#### STORED ROWS:

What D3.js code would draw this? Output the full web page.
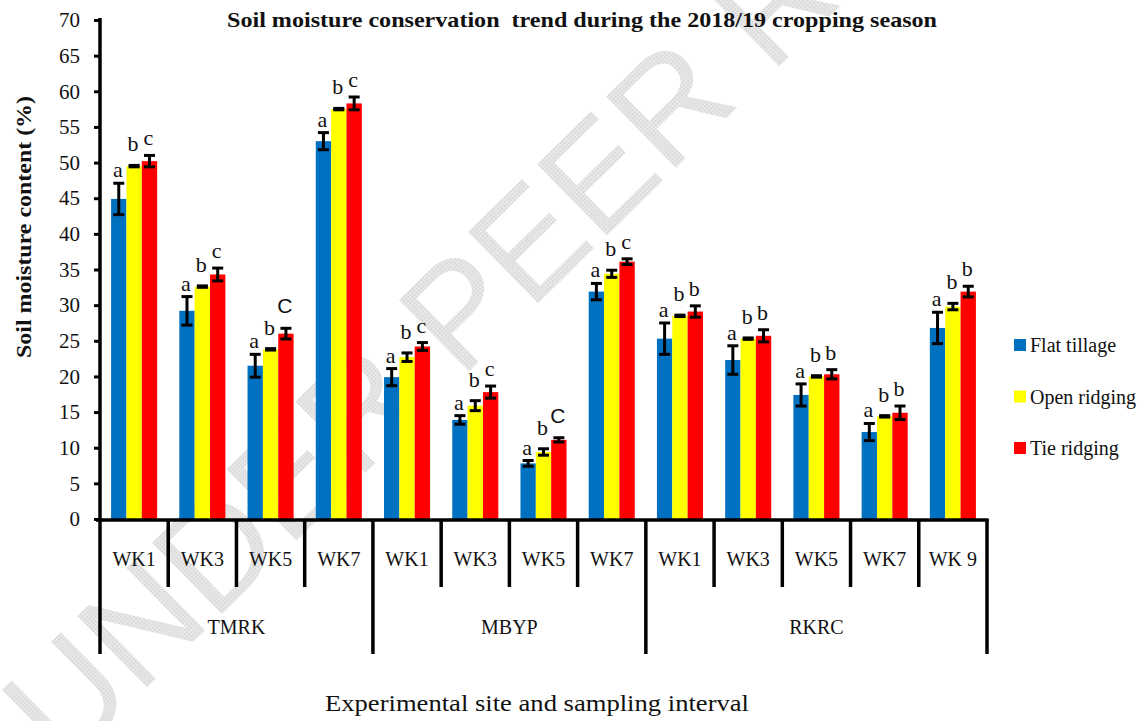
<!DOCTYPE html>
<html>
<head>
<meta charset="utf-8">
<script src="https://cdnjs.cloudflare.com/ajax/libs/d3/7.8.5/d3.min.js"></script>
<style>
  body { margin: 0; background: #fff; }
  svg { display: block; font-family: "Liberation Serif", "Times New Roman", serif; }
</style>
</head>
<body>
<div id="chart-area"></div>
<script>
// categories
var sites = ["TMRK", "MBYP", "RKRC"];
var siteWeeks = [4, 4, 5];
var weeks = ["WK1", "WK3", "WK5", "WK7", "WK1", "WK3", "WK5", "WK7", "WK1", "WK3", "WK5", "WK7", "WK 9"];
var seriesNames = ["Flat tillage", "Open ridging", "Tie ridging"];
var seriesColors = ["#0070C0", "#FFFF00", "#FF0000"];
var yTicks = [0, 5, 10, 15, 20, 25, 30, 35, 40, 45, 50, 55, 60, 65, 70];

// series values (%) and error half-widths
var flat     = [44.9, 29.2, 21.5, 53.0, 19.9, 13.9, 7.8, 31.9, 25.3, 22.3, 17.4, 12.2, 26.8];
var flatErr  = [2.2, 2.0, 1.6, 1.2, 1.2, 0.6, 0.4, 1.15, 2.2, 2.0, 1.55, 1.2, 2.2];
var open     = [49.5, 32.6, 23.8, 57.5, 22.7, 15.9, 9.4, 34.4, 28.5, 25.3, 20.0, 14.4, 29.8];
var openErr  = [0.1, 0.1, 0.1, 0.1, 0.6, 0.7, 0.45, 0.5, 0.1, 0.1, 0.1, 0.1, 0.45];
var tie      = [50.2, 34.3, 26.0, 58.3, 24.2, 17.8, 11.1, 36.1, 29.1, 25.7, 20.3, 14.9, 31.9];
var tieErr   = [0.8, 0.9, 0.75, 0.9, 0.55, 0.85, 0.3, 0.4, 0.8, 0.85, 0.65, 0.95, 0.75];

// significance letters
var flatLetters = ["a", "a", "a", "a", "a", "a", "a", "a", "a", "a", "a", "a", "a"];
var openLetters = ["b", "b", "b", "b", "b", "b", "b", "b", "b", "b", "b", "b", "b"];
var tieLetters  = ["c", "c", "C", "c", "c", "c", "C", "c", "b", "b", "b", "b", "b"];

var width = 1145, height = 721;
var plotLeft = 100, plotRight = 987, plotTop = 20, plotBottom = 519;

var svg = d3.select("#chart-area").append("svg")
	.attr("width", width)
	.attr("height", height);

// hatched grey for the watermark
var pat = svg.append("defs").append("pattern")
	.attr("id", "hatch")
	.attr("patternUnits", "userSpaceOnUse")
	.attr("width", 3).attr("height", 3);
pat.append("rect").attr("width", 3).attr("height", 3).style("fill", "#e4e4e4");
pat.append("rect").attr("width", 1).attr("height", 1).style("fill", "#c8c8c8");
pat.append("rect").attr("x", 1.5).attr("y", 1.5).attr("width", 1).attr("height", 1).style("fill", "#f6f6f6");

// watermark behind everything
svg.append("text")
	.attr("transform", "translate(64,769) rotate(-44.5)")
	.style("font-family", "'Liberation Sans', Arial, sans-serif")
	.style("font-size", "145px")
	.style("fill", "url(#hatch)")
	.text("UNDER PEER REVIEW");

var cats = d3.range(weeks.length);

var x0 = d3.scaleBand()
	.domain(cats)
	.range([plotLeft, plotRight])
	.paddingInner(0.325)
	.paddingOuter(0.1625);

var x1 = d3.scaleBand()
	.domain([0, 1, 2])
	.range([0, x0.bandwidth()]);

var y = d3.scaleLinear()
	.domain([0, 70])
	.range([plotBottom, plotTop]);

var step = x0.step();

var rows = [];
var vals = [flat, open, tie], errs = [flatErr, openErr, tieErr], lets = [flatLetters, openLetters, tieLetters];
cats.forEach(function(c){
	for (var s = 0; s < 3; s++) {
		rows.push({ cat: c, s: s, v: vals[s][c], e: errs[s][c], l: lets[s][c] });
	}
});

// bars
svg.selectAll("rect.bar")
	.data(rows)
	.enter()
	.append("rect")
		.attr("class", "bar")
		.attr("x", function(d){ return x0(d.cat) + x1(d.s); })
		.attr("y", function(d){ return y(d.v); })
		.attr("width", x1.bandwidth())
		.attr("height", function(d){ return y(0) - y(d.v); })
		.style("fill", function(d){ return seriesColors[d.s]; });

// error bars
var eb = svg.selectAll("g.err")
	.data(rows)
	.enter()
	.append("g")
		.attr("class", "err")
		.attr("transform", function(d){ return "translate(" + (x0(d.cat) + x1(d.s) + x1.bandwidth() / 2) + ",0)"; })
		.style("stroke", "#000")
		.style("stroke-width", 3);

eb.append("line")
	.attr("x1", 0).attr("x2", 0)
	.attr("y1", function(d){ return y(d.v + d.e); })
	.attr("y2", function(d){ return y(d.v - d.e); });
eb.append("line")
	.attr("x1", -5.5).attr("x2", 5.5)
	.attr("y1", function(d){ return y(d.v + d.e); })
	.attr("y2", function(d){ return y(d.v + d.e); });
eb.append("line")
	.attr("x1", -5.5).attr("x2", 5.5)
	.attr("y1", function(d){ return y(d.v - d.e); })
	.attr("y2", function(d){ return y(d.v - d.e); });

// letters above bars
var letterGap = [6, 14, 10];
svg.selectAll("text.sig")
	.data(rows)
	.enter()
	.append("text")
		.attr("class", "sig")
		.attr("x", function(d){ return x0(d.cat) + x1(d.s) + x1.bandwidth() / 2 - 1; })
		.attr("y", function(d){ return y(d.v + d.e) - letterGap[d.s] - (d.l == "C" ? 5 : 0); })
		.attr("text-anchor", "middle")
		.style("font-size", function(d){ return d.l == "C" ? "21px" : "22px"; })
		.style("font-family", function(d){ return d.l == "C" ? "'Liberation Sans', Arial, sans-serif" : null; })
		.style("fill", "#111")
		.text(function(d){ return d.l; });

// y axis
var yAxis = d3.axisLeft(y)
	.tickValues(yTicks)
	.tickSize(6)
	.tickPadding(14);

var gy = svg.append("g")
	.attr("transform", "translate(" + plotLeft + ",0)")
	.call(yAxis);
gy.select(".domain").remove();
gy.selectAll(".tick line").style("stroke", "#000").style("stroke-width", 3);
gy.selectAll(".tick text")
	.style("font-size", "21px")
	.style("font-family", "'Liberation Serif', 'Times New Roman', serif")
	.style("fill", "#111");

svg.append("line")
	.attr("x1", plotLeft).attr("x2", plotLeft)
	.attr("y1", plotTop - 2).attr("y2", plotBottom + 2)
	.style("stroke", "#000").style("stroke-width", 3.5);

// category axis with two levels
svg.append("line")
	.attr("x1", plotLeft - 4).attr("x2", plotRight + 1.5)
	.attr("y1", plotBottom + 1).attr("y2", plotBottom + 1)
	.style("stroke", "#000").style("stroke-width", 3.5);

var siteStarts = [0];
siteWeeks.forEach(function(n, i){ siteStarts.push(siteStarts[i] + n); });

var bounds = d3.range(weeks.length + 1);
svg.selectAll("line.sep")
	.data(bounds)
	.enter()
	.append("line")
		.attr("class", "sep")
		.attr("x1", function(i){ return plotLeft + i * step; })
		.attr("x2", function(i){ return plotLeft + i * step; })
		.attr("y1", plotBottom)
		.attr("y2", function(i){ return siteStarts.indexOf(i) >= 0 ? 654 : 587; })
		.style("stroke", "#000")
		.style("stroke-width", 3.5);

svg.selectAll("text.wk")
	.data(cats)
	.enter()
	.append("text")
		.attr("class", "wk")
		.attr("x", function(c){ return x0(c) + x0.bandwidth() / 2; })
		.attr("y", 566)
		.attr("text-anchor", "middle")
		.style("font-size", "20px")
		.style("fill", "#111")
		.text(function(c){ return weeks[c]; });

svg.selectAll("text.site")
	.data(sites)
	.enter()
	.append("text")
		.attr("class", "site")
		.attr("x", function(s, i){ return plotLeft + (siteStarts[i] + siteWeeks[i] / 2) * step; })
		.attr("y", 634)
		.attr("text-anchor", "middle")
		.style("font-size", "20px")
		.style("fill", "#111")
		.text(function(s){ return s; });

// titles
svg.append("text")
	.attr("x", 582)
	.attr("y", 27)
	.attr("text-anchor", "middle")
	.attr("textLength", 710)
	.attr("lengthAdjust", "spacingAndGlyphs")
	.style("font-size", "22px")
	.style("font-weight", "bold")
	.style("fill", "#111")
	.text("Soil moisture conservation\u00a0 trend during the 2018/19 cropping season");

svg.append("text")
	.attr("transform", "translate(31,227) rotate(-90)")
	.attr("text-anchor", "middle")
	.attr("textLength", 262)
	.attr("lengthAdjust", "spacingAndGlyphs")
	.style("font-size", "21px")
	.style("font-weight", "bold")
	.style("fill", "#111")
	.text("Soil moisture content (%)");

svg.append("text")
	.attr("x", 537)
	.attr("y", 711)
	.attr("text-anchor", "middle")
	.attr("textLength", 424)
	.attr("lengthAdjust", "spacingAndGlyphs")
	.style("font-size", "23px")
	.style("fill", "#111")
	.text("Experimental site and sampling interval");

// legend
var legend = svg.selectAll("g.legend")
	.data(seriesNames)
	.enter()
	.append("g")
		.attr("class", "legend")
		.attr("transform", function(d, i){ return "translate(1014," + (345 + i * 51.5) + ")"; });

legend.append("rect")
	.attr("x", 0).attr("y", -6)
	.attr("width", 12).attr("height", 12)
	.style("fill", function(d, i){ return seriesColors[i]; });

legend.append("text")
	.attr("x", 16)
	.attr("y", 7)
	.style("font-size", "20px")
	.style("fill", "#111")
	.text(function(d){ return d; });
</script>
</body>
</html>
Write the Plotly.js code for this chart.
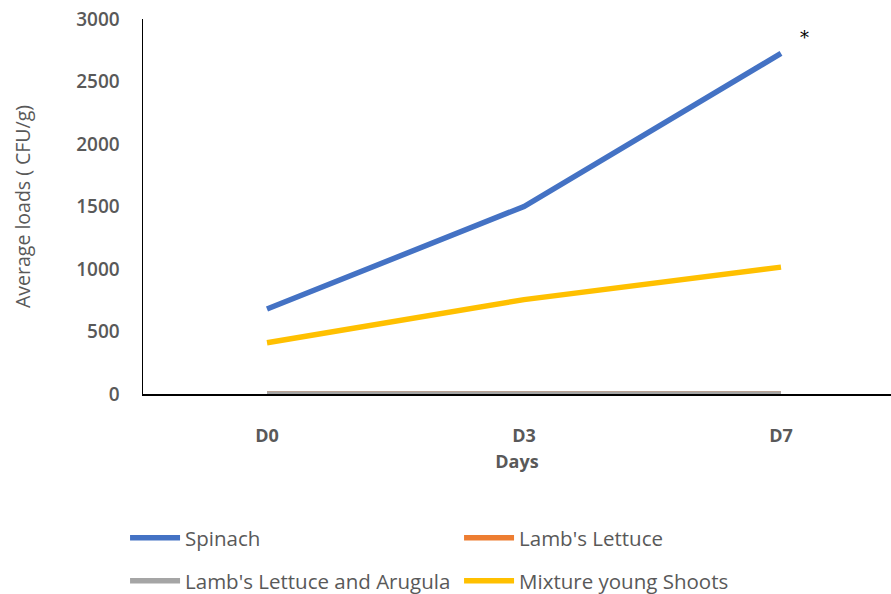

#### WHAT IS REQUIRED:
Gather from the entries above all lines that include the string "code".

#### PROBLEM SOLUTION:
What D3.js code would draw this? Output the full web page.
Write the Plotly.js code for this chart.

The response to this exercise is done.